John Sir, wanna share something with you:
When i discuss with my relative who teaches maths in university, he said that the maths syllabus in HK is extremely unhealthy. For example, some university students, who got As in maths subjects, can hardly explain why a/(b/c) = (ac)/b. (In fact I am not very sure about the reason, and therefore I nearly dug a hole and hid in it at that moment!) They just follow what the teachers said and practise for the exam. This learning (or teaching) attitude will put a devastating effect on students’ mind and distort the original meaning of maths training, logic deduction for example.

P.S. he joked a means to solve the problem: oral exam in maths asking students to explain some math concepts.

迴響 由 SK — 2007/12/03 @ 12:36 上午 | 回覆

3. Thank you C and SK for your comments. As in the sharing of SK and my previous post about the talk, many students (or even teachers like me) may ignore the importance of fundamentals in learning mathematics. But the examination-oriented attitude of studying is rooted deeply in our city. I agree to introduce the oral examination in mathematics; it is actually not a new thing. SK, you have a relative teaching math in university, good news! You may ask him or her to clarify some mathematics concepts and know more in this field if you are really interested.

Talking about my post. Two different opinions about method 1 given by C and SK.

As a lower form mathematics teacher, I do not accept my students give method 1 and I will say it is not a ‘good’ presentation.

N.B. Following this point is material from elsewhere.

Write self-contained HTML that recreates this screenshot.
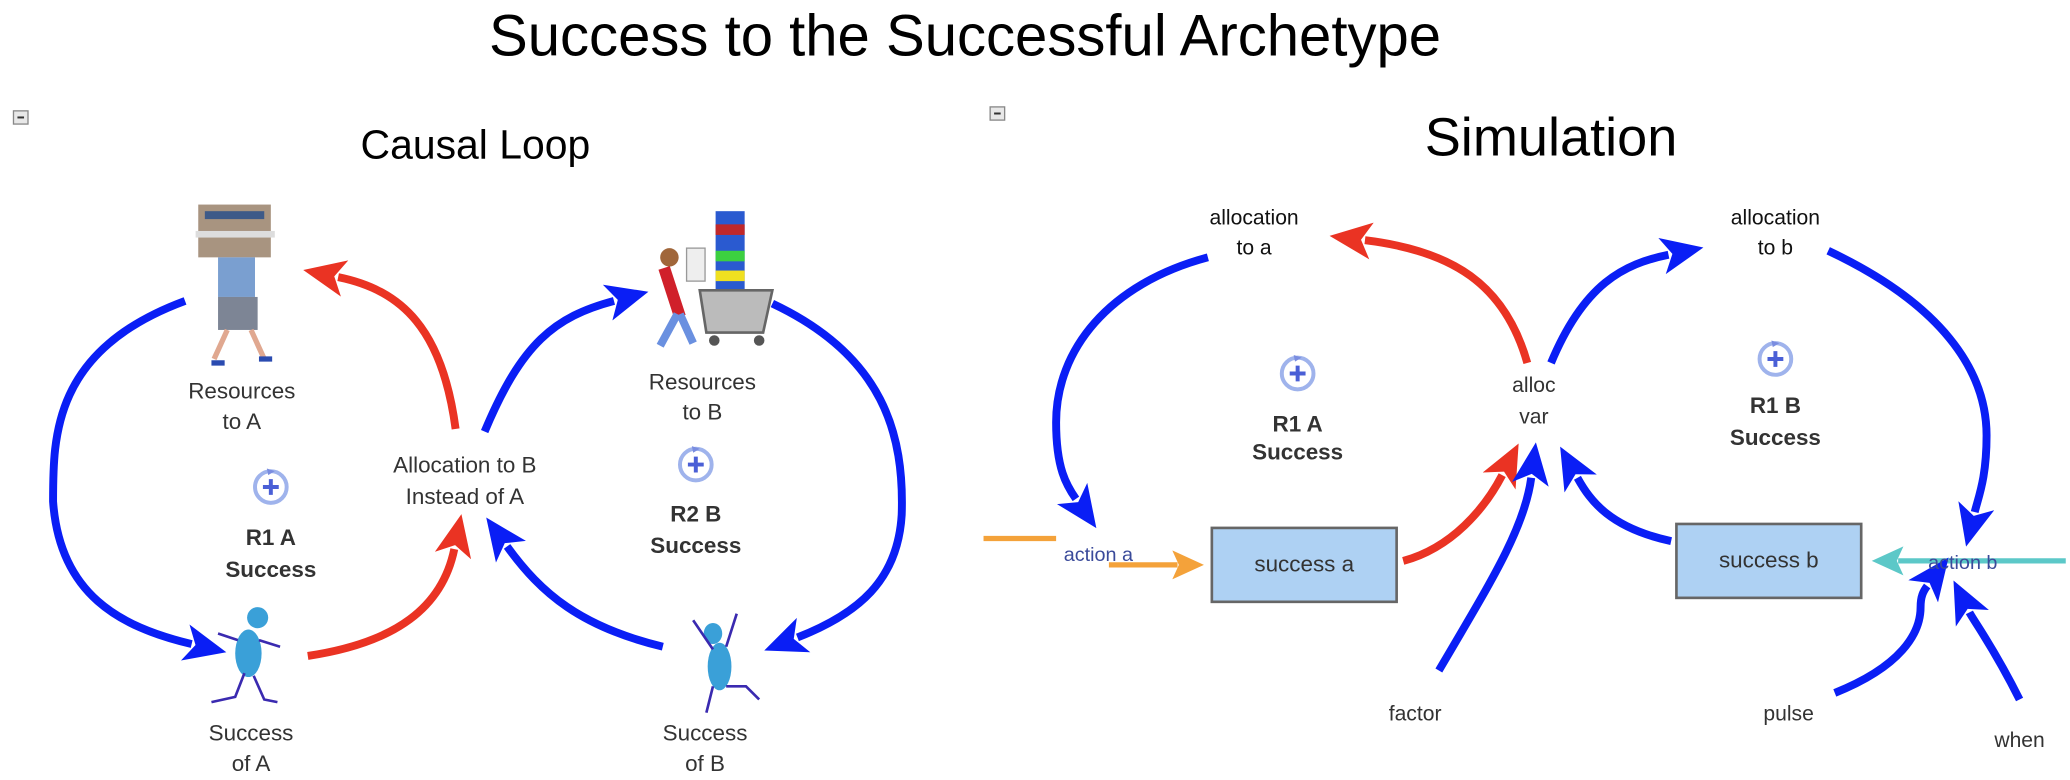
<!DOCTYPE html>
<html><head><meta charset="utf-8"><style>
html,body{margin:0;padding:0;background:#fff;}
svg{display:block;}
text{font-family:"Liberation Sans",sans-serif;}
</style></head><body>
<svg width="2070" height="780" viewBox="0 0 1568 591" xmlns="http://www.w3.org/2000/svg">
<defs>
<marker id="ab" markerUnits="userSpaceOnUse" markerWidth="40" markerHeight="40" refX="5" refY="14" orient="auto"><path d="M0,0 L32,14 L0,28 L8,14 Z" fill="#0a1ef5"/></marker>
<marker id="ar" markerUnits="userSpaceOnUse" markerWidth="40" markerHeight="40" refX="5" refY="14" orient="auto"><path d="M0,0 L32,14 L0,28 L8,14 Z" fill="#ea3323"/></marker>
<marker id="ao" markerUnits="userSpaceOnUse" markerWidth="30" markerHeight="30" refX="4" refY="11" orient="auto"><path d="M0,0 L24,11 L0,22 L5,11 Z" fill="#f4a23a"/></marker>
<marker id="ac" markerUnits="userSpaceOnUse" markerWidth="30" markerHeight="30" refX="4" refY="11" orient="auto"><path d="M0,0 L24,11 L0,22 L5,11 Z" fill="#5cc8c8"/></marker>
<g id="loop"><circle cx="0" cy="0" r="12" fill="none" stroke="#9fb3ec" stroke-width="3"/><path d="M-3,-14 L3,-12 L-2,-9" fill="#7a8de0"/><path d="M-6,0 H6 M0,-6 V6" stroke="#4a5fd6" stroke-width="3"/></g>
</defs>

<text x="731" y="42" font-size="44" text-anchor="middle">Success to the Successful Archetype</text>
<rect x="10" y="84" width="11" height="10" fill="#e8e8e8" stroke="#888" stroke-width="1"/><line x1="13" y1="89" x2="18" y2="89" stroke="#333" stroke-width="1.5"/>
<rect x="750" y="81" width="11" height="10" fill="#e8e8e8" stroke="#888" stroke-width="1"/><line x1="753" y1="86" x2="758" y2="86" stroke="#333" stroke-width="1.5"/>
<text x="360" y="120" font-size="31" text-anchor="middle">Causal Loop</text>
<text x="1175" y="118" font-size="41" text-anchor="middle">Simulation</text>

<g>
<rect x="150" y="155" width="55" height="40" fill="#a89480"/><rect x="155" y="160" width="45" height="6" fill="#3e5a88"/><rect x="148" y="175" width="60" height="5" fill="#ddd"/>
<rect x="165" y="195" width="28" height="30" fill="#7a9fd0"/><rect x="165" y="225" width="30" height="25" fill="#7d8595"/>
<path d="M172,250 L162,272 M190,250 L200,272" stroke="#e0a890" stroke-width="4"/>
<path d="M160,275 h10 M196,272 h10" stroke="#2a4bb0" stroke-width="4"/>
</g>
<g>
<rect x="542" y="160" width="22" height="60" fill="#2a5ad0"/><rect x="542" y="170" width="22" height="8" fill="#c0282a"/><rect x="542" y="190" width="22" height="8" fill="#3cd040"/><rect x="542" y="205" width="22" height="8" fill="#f0e020"/>
<path d="M530,220 L585,220 L578,252 L535,252 Z" fill="#bbb" stroke="#666" stroke-width="2"/>
<circle cx="541" cy="258" r="4" fill="#555"/><circle cx="575" cy="258" r="4" fill="#555"/>
<circle cx="507" cy="195" r="7" fill="#a0663a"/><path d="M503,203 L515,240" stroke="#d0202a" stroke-width="9"/>
<path d="M513,238 L500,262 M515,238 L525,260" stroke="#6a90e0" stroke-width="6"/>
<rect x="520" y="188" width="14" height="25" fill="#eee" stroke="#999"/>
</g>
<g fill="#3aa0d8" stroke="#3a2ab0" stroke-width="2">
<circle cx="195" cy="468" r="8" stroke="none"/><ellipse cx="188" cy="495" rx="10" ry="18" stroke="none"/>
<path d="M185,510 L178,528 L160,532 M192,512 L200,530 L210,532 M180,485 L165,480 M196,485 L212,490" fill="none"/>
<ellipse cx="540" cy="480" rx="7" ry="8" stroke="none"/><ellipse cx="545" cy="505" rx="9" ry="18" stroke="none"/>
<path d="M540,520 L535,540 M550,520 L565,520 L575,530 M540,492 L525,470 M550,490 L558,465" fill="none"/>
</g>

<g fill="none" stroke-width="6">
<path d="M140,228 C40,265 40,330 40,380 C45,450 90,475 145,488" stroke="#0a1ef5" marker-end="url(#ab)"/>
<path d="M345,325 C335,250 305,220 256,210" stroke="#ea3323" marker-end="url(#ar)"/>
<path d="M367,327 C395,260 420,240 465,228" stroke="#0a1ef5" marker-end="url(#ab)"/>
<path d="M585,230 C670,270 685,330 683,390 C680,440 650,465 604,483" stroke="#0a1ef5" marker-end="url(#ab)"/>
<path d="M233,497 C300,487 335,460 344,416" stroke="#ea3323" marker-end="url(#ar)"/>
<path d="M502,490 C440,475 410,450 384,414" stroke="#0a1ef5" marker-end="url(#ab)"/>
</g>

<g font-size="17" fill="#333" text-anchor="middle">
<text x="183" y="302">Resources</text><text x="183" y="325">to A</text>
<text x="352" y="358">Allocation to B</text><text x="352" y="382">Instead of A</text>
<text x="532" y="295">Resources</text><text x="532" y="318">to B</text>
<text x="190" y="561">Success</text><text x="190" y="584">of A</text>
<text x="534" y="561">Success</text><text x="534" y="584">of B</text>
</g>
<g font-size="17" font-weight="bold" fill="#333" text-anchor="middle">
<text x="205" y="413">R1  A</text><text x="205" y="437">Success</text>
<text x="527" y="395">R2  B</text><text x="527" y="419">Success</text>
<text x="983" y="327">R1  A</text><text x="983" y="348">Success</text>
<text x="1345" y="313">R1  B</text><text x="1345" y="337">Success</text>
</g>
<use href="#loop" x="205" y="369"/><use href="#loop" x="527" y="352"/>
<use href="#loop" x="983" y="283"/><use href="#loop" x="1345" y="272"/>

<rect x="918" y="400" width="140" height="56" fill="#aed1f3" stroke="#666" stroke-width="2"/>
<rect x="1270" y="397" width="140" height="56" fill="#aed1f3" stroke="#666" stroke-width="2"/>
<text x="988" y="433" font-size="17" fill="#333" text-anchor="middle">success a</text>
<text x="1340" y="430" font-size="17" fill="#333" text-anchor="middle">success b</text>

<g fill="none" stroke-width="4">
<path d="M745,408 H800 M840,428 H892" stroke="#f4a23a" marker-end="url(#ao)"/>
<path d="M1565,425 H1438" stroke="#5cc8c8" marker-end="url(#ac)"/>
</g>
<g fill="none" stroke-width="6">
<path d="M915,195 C840,215 800,265 800,320 C800,355 808,368 815,378" stroke="#0a1ef5" marker-end="url(#ab)"/>
<path d="M1157,275 C1140,215 1100,190 1034,182" stroke="#ea3323" marker-end="url(#ar)"/>
<path d="M1175,275 C1200,215 1230,200 1264,193" stroke="#0a1ef5" marker-end="url(#ab)"/>
<path d="M1385,190 C1470,230 1505,280 1505,330 C1505,362 1499,376 1496,388" stroke="#0a1ef5" marker-end="url(#ab)"/>
<path d="M1063,425 C1100,415 1125,385 1138,360" stroke="#ea3323" marker-end="url(#ar)"/>
<path d="M1090,508 C1130,440 1155,400 1160,362" stroke="#0a1ef5" marker-end="url(#ab)"/>
<path d="M1266,410 C1220,400 1205,380 1195,362" stroke="#0a1ef5" marker-end="url(#ab)"/>
<path d="M1390,525 C1440,505 1455,480 1455,460 C1455,452 1457,448 1460,444" stroke="#0a1ef5" marker-end="url(#ab)"/>
<path d="M1530,530 C1510,490 1495,470 1492,464" stroke="#0a1ef5" marker-end="url(#ab)"/>
</g>

<g font-size="16" fill="#111" text-anchor="middle">
<text x="950" y="170">allocation</text><text x="950" y="193">to a</text>
<text x="1345" y="170">allocation</text><text x="1345" y="193">to b</text>
<text x="1162" y="297" fill="#333">alloc</text><text x="1162" y="321" fill="#333">var</text>
<text x="1072" y="546" fill="#333">factor</text>
<text x="1355" y="546" fill="#333">pulse</text>
<text x="1530" y="566" fill="#333">when</text>
</g>
<text x="832" y="425" font-size="15" fill="#3a4a9a" text-anchor="middle">action a</text>
<text x="1487" y="431" font-size="15" fill="#3a4a9a" text-anchor="middle">action b</text>
</svg>
</body></html>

But, if we know some simple logic, like iff, it is actually OK to give method 1. Explicitly, if I present the same thing as follows.

0 = 0 (trivially true)
=> 0 + 12x $\equiv$ 0 + 12x (x can assume any value, hence I use $\equiv$)
=> 12x $\equiv$ 12x
=> 12x + 4 $\equiv$ 12x + 4
=> 4(3x + 1) $\equiv$ 2(6x + 2)

Done.

May be it is clearer when I write

4(3x + 1) $\equiv$ 2(6x + 2)
iff 12x + 4 $\equiv$ 12x + 4

SK claimed that the proposition should not appear at the first step. Urm, if we are sure that every step is connected by “iff", it is OK to write the proposition in the first line. However, to be safe during examinations or quizzes, never write it as the first step. And I will clearly tell my F.2 boys, it is ‘wrong’ to give method 1. Yes, for lower form students, good habbit may be more important.

For method 2, I think it is OK. Students taking pure mathematics may have come across the following.

Suppose $f(x)$, $g(x)$ are polynomials of degree n (n $\geq 1$) over $\mathbb{R}$, and there are more than n distinct roots satisfying

$f(x) = g(x)$

then

$f(x) \equiv g(x)$

Now, since both L.H.S. and R.H.S. are polynomials of degree 1, and there are two roots, namely 0 and 1, satisfying the equation

$4(3x + 1) = 2(6x + 2)$

hence

$4(3x + 1) \equiv 2(6x + 2)$

For the example given by C

$\frac{2(x+1)}{x} = \frac{2x+2}{x}$

generally, we will discuss the situation on the domain, hence we will ignore the case of x = 0.